An Israeli company has made St. Louis a testing ground for a smartphone app that tracks the vital signs of inner-city and rural residents who are vulnerable to infections like the novel coronavirus. Workers in the BioSTL building in the Central West End are wearing bluetooth tags to test a contact tracing app.
BioSTL, a trade organization for the life-sciences industry, hopes to attract many similar pandemic-related innovations to St. Louis with a $2.96 million federal grant it received last month.
The money, the largest of several grants the group has won in recent years, will establish the Center for National Pandemic Resiliency in Biosciences. It will set out to develop — and build businesses around — any technology that can predict, monitor, treat or prevent a widespread disease outbreak.
The Commerce Department, which awarded the grant through its Economic Development Administration, estimates that the center will create 125 jobs and attract $20 million in private investment.
Donn Rubin, president of BioSTL, thinks the impact could be even greater over time. “We think it will help St. Louis be a magnet to global innovators who are developing technology in the pandemic resiliency space,” he said.
The current pandemic has caused many biotechnology entrepreneurs to shift their focus to COVID-19. In St. Louis, Precision Virologics and VaxNewMo had been working on other diseases and are now developing coronavirus vaccines. Confluence Life Sciences is retooling an arthritis drug as a potential COVID-19 treatment.
All three of those firms received early support from BioSTL's investment arm, BioGenerator. Rubin believes the Commerce Department was impressed by the organization's track record of building businesses here and attracting firms from elsewhere.
The grant comes from $1.5 billion allocated in last year's CARES Act to help communities recover from COVID-19. Most other grants, such as $3.2 million that St.
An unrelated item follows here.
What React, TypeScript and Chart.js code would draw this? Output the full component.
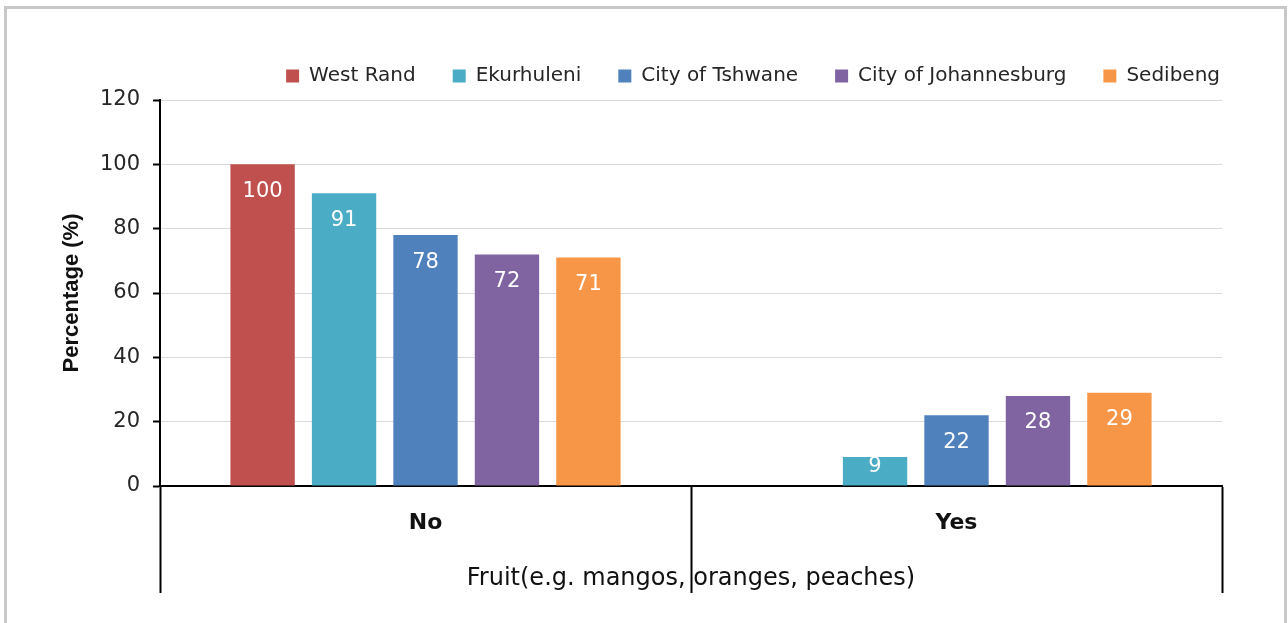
import React, { useEffect, useRef } from 'react';
import { Chart, registerables } from 'chart.js';

Chart.register(...registerables);

const categories = ['No', 'Yes'];
const seriesNames = ['West Rand', 'Ekurhuleni', 'City of Tshwane', 'City of Johannesburg', 'Sedibeng'];
const westRand: (number | null)[] = [100, null];
const ekurhuleni: (number | null)[] = [91, 9];
const cityOfTshwane: (number | null)[] = [78, 22];
const cityOfJohannesburg: (number | null)[] = [72, 28];
const sedibeng: (number | null)[] = [71, 29];
const seriesValues = [westRand, ekurhuleni, cityOfTshwane, cityOfJohannesburg, sedibeng];
const seriesColors = ['#C0504D', '#4BACC6', '#4F81BD', '#8064A2', '#F79646'];
const yTickValues = [0, 20, 40, 60, 80, 100, 120];
const yTitle = 'Percentage (%)';
const xTitle = 'Fruit(e.g. mangos, oranges, peaches)';

const FONT = '"DejaVu Sans", sans-serif';

const valueLabelPlugin = {
  id: 'valueLabels',
  afterDatasetsDraw(chart: any) {
    const ctx = chart.ctx;
    ctx.save();
    ctx.font = `21px ${FONT}`;
    ctx.fillStyle = '#ffffff';
    ctx.textAlign = 'center';
    ctx.textBaseline = 'middle';
    chart.data.datasets.forEach((ds: any, di: number) => {
      const meta = chart.getDatasetMeta(di);
      meta.data.forEach((el: any, i: number) => {
        const v = ds.data[i];
        if (v === null || v === undefined) return;
        const { x, y, base } = el.getProps(['x', 'y', 'base'], true);
        const ty = Math.min(y + 27, base - 19);
        ctx.fillText(String(v), x, ty);
      });
    });
    ctx.restore();
  },
};

export default function App() {
  const canvasRef = useRef<HTMLCanvasElement | null>(null);

  useEffect(() => {
    document.body.style.margin = '0';
    document.body.style.overflow = 'hidden';
    const canvas = canvasRef.current;
    if (!canvas) return;
    const chart = new Chart(canvas, {
      type: 'bar',
      data: {
        labels: categories,
        datasets: seriesNames.map((name, i) => ({
          label: name,
          data: seriesValues[i],
          backgroundColor: seriesColors[i],
          borderWidth: 0,
          categoryPercentage: 0.767,
          barPercentage: 0.79,
        })),
      },
      options: {
        responsive: false,
        animation: false,
        devicePixelRatio: 1,
        layout: { padding: { left: 0, right: 31, top: 29, bottom: 0 } },
        plugins: {
          legend: {
            display: true,
            position: 'top',
            align: 'end',
            labels: {
              boxWidth: 13,
              boxHeight: 13,
              padding: 37,
              color: '#262626',
              font: { family: FONT, size: 20 },
            },
          },
          tooltip: { enabled: false },
        },
        scales: {
          x: {
            type: 'category',
            offset: true,
            grid: {
              display: true,
              offset: true,
              drawOnChartArea: false,
              drawTicks: true,
              tickLength: 107,
              tickWidth: 2,
              tickColor: '#000000',
            },
            border: { display: true, color: '#000000', width: 2 },
            ticks: {
              color: '#111111',
              font: { family: FONT, size: 22, weight: 'bold' },
              padding: -83,
              maxRotation: 0,
              minRotation: 0,
              autoSkip: false,
            },
            title: {
              display: true,
              text: xTitle,
              color: '#111111',
              font: { family: FONT, size: 24 },
              padding: { top: 0, bottom: 29.6 },
            },
            afterFit: (s: any) => {
              s.height = 137;
            },
          },
          xTop: {
            type: 'category',
            position: 'top',
            display: true,
            grid: { display: false, drawTicks: false },
            border: { display: false },
            ticks: { display: false },
            afterFit: (s: any) => {
              s.height = 4;
            },
          },
          y: {
            type: 'linear',
            position: 'left',
            min: yTickValues[0],
            max: yTickValues[yTickValues.length - 1],
            grid: {
              color: '#d9d9d9',
              lineWidth: 1,
              drawTicks: true,
              tickLength: 7,
              tickWidth: 2,
              tickColor: '#000000',
            },
            border: { display: true, color: '#000000', width: 2 },
            ticks: {
              stepSize: 20,
              color: '#262626',
              font: { family: FONT, size: 21 },
              padding: 13,
            },
            afterBuildTicks: (s: any) => {
              s.ticks = yTickValues.map((v) => ({ value: v }));
            },
            title: {
              display: true,
              text: yTitle,
              color: '#111111',
              font: { family: '"Liberation Sans", Arial, sans-serif', size: 22, weight: 'bold' },
              padding: { top: 59, bottom: 0 },
            },
            afterFit: (s: any) => {
              s.width = 160;
            },
          },
          yRight: {
            type: 'linear',
            position: 'right',
            display: true,
            grid: { display: false, drawTicks: false },
            border: { display: false },
            ticks: { display: false },
            afterFit: (s: any) => {
              s.width = 35;
            },
          },
        },
      },
      plugins: [valueLabelPlugin],
    } as any);
    return () => {
      chart.destroy();
    };
  }, []);

  return (
    <div style={{ position: 'relative', width: 1288, height: 623, background: '#ffffff', overflow: 'hidden' }}>
      <canvas
        ref={canvasRef}
        width={1288}
        height={623}
        style={{ position: 'absolute', left: 0, top: 0, width: 1288, height: 623 }}
      />
      <div
        style={{
          position: 'absolute',
          left: 4,
          top: 6,
          width: 1277,
          height: 640,
          borderTop: '3px solid #c8c8c8',
          borderLeft: '3px solid #c8c8c8',
          borderRight: '3px solid #c8c8c8',
          pointerEvents: 'none',
        }}
      />
    </div>
  );
}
Louis Development Corp. received in August for a small-business loan fund, have been strictly about economic recovery.
BioSTL decided to propose something that would boost both the local economy and the nation's ability to fight pandemics.
The grant includes money to study the feasibility of building more lab space here and building a scale-up biologics manufacturing plant, two projects that have been long-term goals for St. Louis' growing biotech industry.
“This center is part of a strategy that positions St. Louis as a leader between the coasts in an important emerging area,” Rubin said.
He said BioSTL expects to name a director for the resiliency center in the next few months, then start reaching out to researchers in the Midwest and beyond who are working on pandemic-related projects.
Soon after the grant announcement, BioSTL heard from someone who's developing technology for coordinating mass vaccination efforts — a glaring need that has emerged this year.
The call confirmed for Rubin that researchers are working to address almost every aspect of the pandemic, but that many of them need help turning their ideas into viable businesses. That's what BioSTL and BioGenerator have done for local entrepreneurs for the better part of two decades.
By being branded a national center for pandemic-related work, Rubin hopes to lure many more firms here.
“This puts a marker down that St. Louis is developing unique capabilities,” he said. “We can be valuable to any entrepreneur with an eye on this market.”